Written task:
Copy out each line of the data that holds the word "Output".

Excerpted records:
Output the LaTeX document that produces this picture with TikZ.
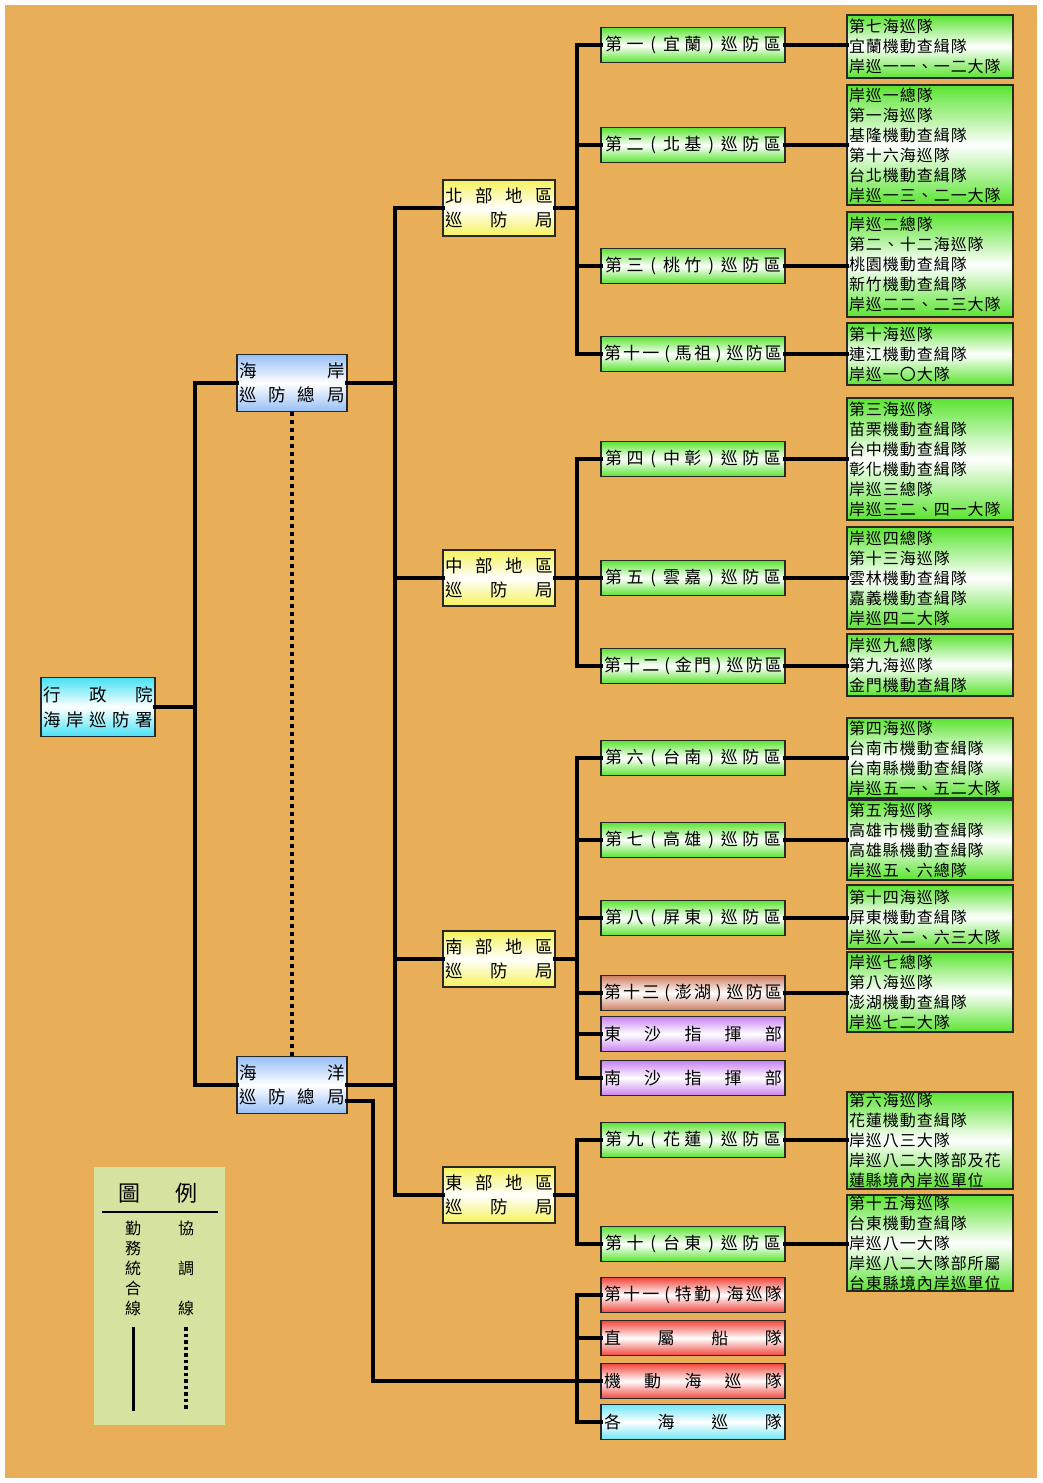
\documentclass[tikz,border=0pt]{standalone}
\usepackage{fontspec}
\setmainfont{Noto Sans CJK TC}
\newfontfamily\rfont[LetterSpace=6]{Noto Sans CJK TC}
\usetikzlibrary{calc}
\definecolor{corange}{RGB}{232,174,88}
\definecolor{cgreen}{RGB}{90,228,48}
\definecolor{cyellow}{RGB}{245,242,90}
\definecolor{cblue}{RGB}{150,190,245}
\definecolor{ccyan}{RGB}{70,225,245}
\definecolor{cbrown}{RGB}{205,125,95}
\definecolor{cpurple}{RGB}{200,130,240}
\definecolor{cred}{RGB}{240,70,60}
\definecolor{csky}{RGB}{110,230,245}
\definecolor{clegend}{RGB}{214,226,160}
\definecolor{cborder}{RGB}{40,40,40}
\ExplSyntaxOn
\NewDocumentCommand{\spreadtext}{m m}
  {
    \makebox[#1][s]{ \tl_map_inline:nn {#2} { ##1 \hfill } \unskip }
  }
\dim_new:N \l_sp_unit_dim
\int_new:N \l_sp_units_int
\cs_new:Npn \sp_if_paren:nTF #1 #2 #3
  {
    \bool_lazy_or:nnTF { \str_if_eq_p:nn {#1} {(} } { \str_if_eq_p:nn {#1} {)} } {#2} {#3}
  }
\NewDocumentCommand{\slottext}{m m}
  {
    \int_zero:N \l_sp_units_int
    \tl_map_inline:nn {#2}
      { \sp_if_paren:nTF {##1} { \int_add:Nn \l_sp_units_int {7} } { \int_add:Nn \l_sp_units_int {10} } }
    \dim_set:Nn \l_sp_unit_dim { (#1) / \l_sp_units_int }
    \hbox_to_wd:nn {#1}
      {
        \tl_map_inline:nn {#2}
          {
            \sp_if_paren:nTF {##1}
              { \hbox_to_wd:nn { 7\l_sp_unit_dim } { \hfil ##1 \hfil } }
              { \hbox_to_wd:nn { 10\l_sp_unit_dim } { \hfil ##1 \hfil } }
          }
      }
  }
\ExplSyntaxOff
\begin{document}
\begin{tikzpicture}[x=1pt,y=-1pt,
  conn/.style={line width=3.5pt, line cap=rect},
  box/.style={draw=cborder, line width=1.4pt, inner sep=0pt, outer sep=0pt},
  gr/.style={top color=cgreen, bottom color=cgreen, middle color=white},
  yl/.style={top color=cyellow, bottom color=cyellow, middle color=white},
  bl/.style={top color=cblue, bottom color=cblue, middle color=white},
  cy/.style={top color=ccyan, bottom color=ccyan, middle color=white},
  br/.style={top color=cbrown, bottom color=cbrown, middle color=white},
  pu/.style={top color=cpurple, bottom color=cpurple, middle color=white},
  rd/.style={top color=cred, bottom color=cred, middle color=white},
  sk/.style={top color=csky, bottom color=csky, middle color=white},
  mid/.style={box, minimum width=184pt, minimum height=35pt, font=\fontsize{17}{20}\selectfont},
  reg/.style={box, yl, minimum width=112pt, minimum height=56pt, align=center, font=\fontsize{17.5}{24}\selectfont},
  hq/.style={box, bl, minimum width=110pt, minimum height=57pt, align=center, font=\fontsize{17.5}{24}\selectfont},
  rbox/.style={box, gr, anchor=north west, text width=162pt, align=left, inner xsep=2pt, font=\rfont\fontsize{16}{20}\selectfont}
]
\useasboundingbox (0,0) rectangle (1042,1483);
\fill[white] (0,0) rectangle (1042,1483);
\fill[corange] (5,5) rectangle (1037,1478);

\coordinate (lx) at (195,0);
\coordinate (vx) at (395,0);
\coordinate (jx) at (373,0);
\coordinate (bx) at (577,0);

% root and headquarters
\node[box, cy, minimum width=114pt, minimum height=59pt, align=center, font=\fontsize{17.5}{25}\selectfont] (root) at (98,707)
  {\spreadtext{110pt}{行政院}\\\spreadtext{110pt}{海岸巡防署}};
\node[hq] (a1) at (292,383) {\spreadtext{105pt}{海岸}\\\spreadtext{105pt}{巡防總局}};
\node[hq] (a2) at (292,1085) {\spreadtext{105pt}{海洋}\\\spreadtext{105pt}{巡防總局}};

% regional offices
\node[reg] (rn) at (499,208) {\spreadtext{107pt}{北部地區}\\\spreadtext{107pt}{巡防局}};
\node[reg] (rc) at (499,578) {\spreadtext{107pt}{中部地區}\\\spreadtext{107pt}{巡防局}};
\node[reg] (rs) at (499,959) {\spreadtext{107pt}{南部地區}\\\spreadtext{107pt}{巡防局}};
\node[reg] (re) at (499,1195) {\spreadtext{107pt}{東部地區}\\\spreadtext{107pt}{巡防局}};

% middle column
\node[mid, gr] (m1) at (693,45) {\slottext{180pt}{第一(宜蘭)巡防區}};
\node[mid, gr] (m2) at (693,145) {\slottext{180pt}{第二(北基)巡防區}};
\node[mid, gr] (m3) at (693,266) {\slottext{180pt}{第三(桃竹)巡防區}};
\node[mid, gr] (m4) at (693,354) {\slottext{180pt}{第十一(馬祖)巡防區}};
\node[mid, gr] (m5) at (693,459) {\slottext{180pt}{第四(中彰)巡防區}};
\node[mid, gr] (m6) at (693,578) {\slottext{180pt}{第五(雲嘉)巡防區}};
\node[mid, gr] (m7) at (693,666) {\slottext{180pt}{第十二(金門)巡防區}};
\node[mid, gr] (m8) at (693,758) {\slottext{180pt}{第六(台南)巡防區}};
\node[mid, gr] (m9) at (693,840) {\slottext{180pt}{第七(高雄)巡防區}};
\node[mid, gr] (m10) at (693,918) {\slottext{180pt}{第八(屏東)巡防區}};
\node[mid, br] (m11) at (693,993) {\slottext{180pt}{第十三(澎湖)巡防區}};
\node[mid, pu] (m12) at (693,1034) {\spreadtext{178pt}{東沙指揮部}};
\node[mid, pu] (m13) at (693,1078) {\spreadtext{178pt}{南沙指揮部}};
\node[mid, gr] (m14) at (693,1140) {\slottext{180pt}{第九(花蓮)巡防區}};
\node[mid, gr] (m15) at (693,1244) {\slottext{180pt}{第十(台東)巡防區}};
\node[mid, rd] (k1) at (693,1295) {\slottext{180pt}{第十一(特勤)海巡隊}};
\node[mid, rd] (k2) at (693,1338) {\spreadtext{178pt}{直屬船隊}};
\node[mid, rd] (k3) at (693,1381) {\spreadtext{178pt}{機動海巡隊}};
\node[mid, sk] (k4) at (693,1422) {\spreadtext{178pt}{各海巡隊}};

% right column
\node[rbox, minimum height=63pt] (r1) at (847,15) {第七海巡隊\\宜蘭機動查緝隊\\岸巡一一、一二大隊};
\node[rbox, minimum height=120pt] (r2) at (847,85) {岸巡一總隊\\第一海巡隊\\基隆機動查緝隊\\第十六海巡隊\\台北機動查緝隊\\岸巡一三、二一大隊};
\node[rbox, minimum height=105pt] (r3) at (847,212) {岸巡二總隊\\第二、十二海巡隊\\桃園機動查緝隊\\新竹機動查緝隊\\岸巡二二、二三大隊};
\node[rbox, minimum height=62pt] (r4) at (847,323) {第十海巡隊\\連江機動查緝隊\\岸巡一〇大隊};
\node[rbox, minimum height=122pt] (r5) at (847,398) {第三海巡隊\\苗栗機動查緝隊\\台中機動查緝隊\\彰化機動查緝隊\\岸巡三總隊\\岸巡三二、四一大隊};
\node[rbox, minimum height=102pt] (r6) at (847,527) {岸巡四總隊\\第十三海巡隊\\雲林機動查緝隊\\嘉義機動查緝隊\\岸巡四二大隊};
\node[rbox, minimum height=62pt] (r7) at (847,634) {岸巡九總隊\\第九海巡隊\\金門機動查緝隊};
\node[rbox, minimum height=80pt] (r8) at (847,718) {第四海巡隊\\台南市機動查緝隊\\台南縣機動查緝隊\\岸巡五一、五二大隊};
\node[rbox, minimum height=80pt] (r9) at (847,800) {第五海巡隊\\高雄市機動查緝隊\\高雄縣機動查緝隊\\岸巡五、六總隊};
\node[rbox, minimum height=64pt] (r10) at (847,885) {第十四海巡隊\\屏東機動查緝隊\\岸巡六二、六三大隊};
\node[rbox, minimum height=80pt] (r11) at (847,952) {岸巡七總隊\\第八海巡隊\\澎湖機動查緝隊\\岸巡七二大隊};
\node[rbox, minimum height=97pt] (r12) at (847,1092) {第六海巡隊\\花蓮機動查緝隊\\岸巡八三大隊\\岸巡八二大隊部及花\\蓮縣境內岸巡單位};
\node[rbox, minimum height=96pt] (r13) at (847,1195) {第十五海巡隊\\台東機動查緝隊\\岸巡八一大隊\\岸巡八二大隊部所屬\\台東縣境內岸巡單位};

% middle to right connectors
\foreach \m/\r in {m1/r1,m2/r2,m3/r3,m4/r4,m5/r5,m6/r6,m7/r7,m8/r8,m9/r9,m10/r10,m11/r11,m14/r12,m15/r13}
  \draw[conn] (\m.east) -- (\m.east -| \r.west);

% left trunk
\draw[conn] (a1.west -| lx) -- (a2.west -| lx);
\draw[conn] (root.east) -- (root.east -| lx);
\draw[conn] (a1.west) -- (a1.west -| lx);
\draw[conn] (a2.west) -- (a2.west -| lx);

% coordination line
\draw[line width=4pt, dash pattern=on 4pt off 4pt] (a1.south) -- (a2.north);

% second trunk
\draw[conn] (rn.west -| vx) -- (re.west -| vx);
\draw[conn] (a1.east) -- (a1.east -| vx);
\draw[conn] (a2.east) -- (a2.east -| vx);
\foreach \g in {rn,rc,rs,re}
  \draw[conn] (\g.west) -- (\g.west -| vx);

% buses
\draw[conn] (m1.west -| bx) -- (m4.west -| bx);
\draw[conn] (rn.east) -- (rn.east -| bx);
\draw[conn] (m5.west -| bx) -- (m7.west -| bx);
\draw[conn] (rc.east) -- (rc.east -| bx);
\draw[conn] (m8.west -| bx) -- (m13.west -| bx);
\draw[conn] (rs.east) -- (rs.east -| bx);
\draw[conn] (m14.west -| bx) -- (m15.west -| bx);
\draw[conn] (re.east) -- (re.east -| bx);
\draw[conn] (k1.west -| bx) -- (k4.west -| bx);
\foreach \m in {m1,m2,m3,m4,m5,m6,m7,m8,m9,m10,m11,m12,m13,m14,m15,k1,k2,k3,k4}
  \draw[conn] (\m.west) -- (\m.west -| bx);

% ocean HQ to its fleets
\draw[conn] ([yshift=-16pt]a2.east) -- ([yshift=-16pt]a2.east -| jx) -- (k3.west -| jx) -- (k3.west -| bx);

% legend
\node[fill=clegend, anchor=north west, minimum width=131pt, minimum height=258pt, inner sep=0pt] (lg) at (94,1167) {};
\node[font=\fontsize{22}{24}\selectfont, inner sep=0pt] (lgt) at (158,1193) {\spreadtext{80pt}{圖例}};
\draw[line width=2.5pt] (102,1212) coordinate (ula) -- (218,1212) coordinate (ulb);
\node[font=\fontsize{16}{20}\selectfont, align=center, inner sep=0pt] (lgl) at (133,1268) {勤\\務\\統\\合\\線};
\node[font=\fontsize{16}{40}\selectfont, align=center, inner sep=0pt] (lgr) at (186,1268) {協\\調\\線};
\coordinate (sl1) at (133,1327);
\coordinate (sl2) at (133,1411);
\coordinate (dl1) at (186,1327);
\coordinate (dl2) at (186,1411);
\draw[line width=3pt] (sl1) -- (sl2);
\draw[line width=3.5pt, dash pattern=on 3.5pt off 3pt] (dl1) -- (dl2);
\end{tikzpicture}
\end{document}
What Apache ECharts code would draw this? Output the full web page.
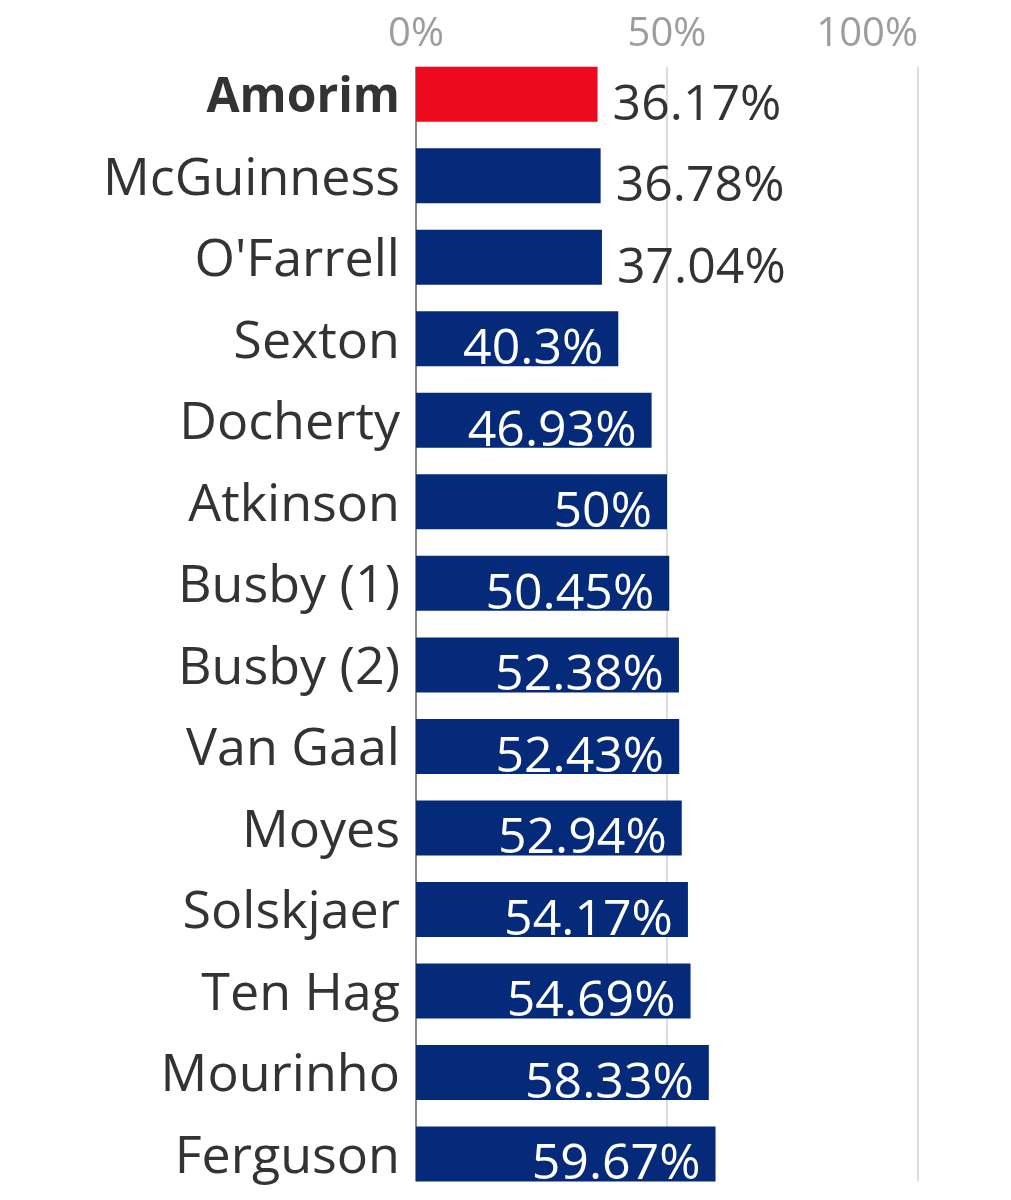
<!DOCTYPE html>
<html>
<head>
<meta charset="utf-8">
<script src="https://cdn.jsdelivr.net/npm/echarts@6/dist/echarts.min.js"></script>
<style>
html,body{margin:0;padding:0;background:#fff;}
#chart{width:1011px;height:1200px;}
</style>
</head>
<body>
<div id="chart"></div>
<script>
var managers = ["Amorim","McGuinness","O'Farrell","Sexton","Docherty","Atkinson","Busby (1)","Busby (2)","Van Gaal","Moyes","Solskjaer","Ten Hag","Mourinho","Ferguson"];
var winRates = [36.17,36.78,37.04,40.3,46.93,50,50.45,52.38,52.43,52.94,54.17,54.69,58.33,59.67];
var tickValues = [0,50,100];
var highlight = "Amorim";

var FONT = "Open Sans";
var NAVY = "#052a7a";
var RED = "#ec0a1e";

var barData = winRates.map(function(v,i){
  var inside = v >= 40;
  return {
    value: v,
    itemStyle: {color: managers[i] === highlight ? RED : NAVY},
    label: inside ? {
      position: 'insideRight', distance: 15, color: '#ffffff', offset: [0, 11]
    } : {
      position: 'right', distance: 15, color: '#333333', offset: [0, 11]
    }
  };
});

var chart = echarts.init(document.getElementById('chart'), null, {renderer:'canvas'});
chart.setOption({
  animation: false,
  backgroundColor: '#ffffff',
  grid: [
    {left: 416, right: 93, top: 66.7, bottom: 18.5, containLabel: false},
    {left: 416, right: 93, top: 53.5, bottom: 5.25, containLabel: false}
  ],
  xAxis: [
    {
      gridIndex: 0, type: 'value', position: 'top', min: 0, max: 100, interval: 50,
      axisLine: {show: false}, axisTick: {show: false},
      axisLabel: {show: true, formatter: function(v){ return tickValues.indexOf(v) >= 0 ? v + '%' : ''; },
        color: '#9d9d9d', fontSize: 40, fontFamily: FONT, margin: 12, alignMaxLabel: 'right'},
      splitLine: {show: true, lineStyle: {color: ['#888888','#dddddd','#dddddd'], width: 2}}
    },
    {
      gridIndex: 1, type: 'value', min: 0, max: 100, interval: 50,
      axisLine: {show: false}, axisTick: {show: false}, axisLabel: {show: false}, splitLine: {show: false}
    }
  ],
  yAxis: [
    {
      gridIndex: 0, type: 'category', data: managers, inverse: true, show: false
    },
    {
      gridIndex: 1, type: 'category', data: managers, inverse: true,
      axisLine: {show: false}, axisTick: {show: false},
      axisLabel: {
        margin: 16, fontSize: 52, fontFamily: FONT, color: '#333333', padding: [8, 0, 0, 0],
        formatter: function(v){ return v === highlight ? '{b|' + v + '}' : v; },
        rich: {b: {fontWeight: 'bold', fontSize: 48, fontFamily: FONT, color: '#333333'}}
      }
    }
  ],
  series: [
    {
      type: 'bar', xAxisIndex: 1, yAxisIndex: 1, barWidth: 55,
      data: barData,
      label: {show: true, fontSize: 50, fontFamily: FONT,
        formatter: function(p){ return p.value + '%'; }}
    }
  ]
});
</script>
</body>
</html>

Expected answer:
Output the LaTeX document that produces this picture with TikZ.
What Apache ECharts code would draw this? Output the full web page.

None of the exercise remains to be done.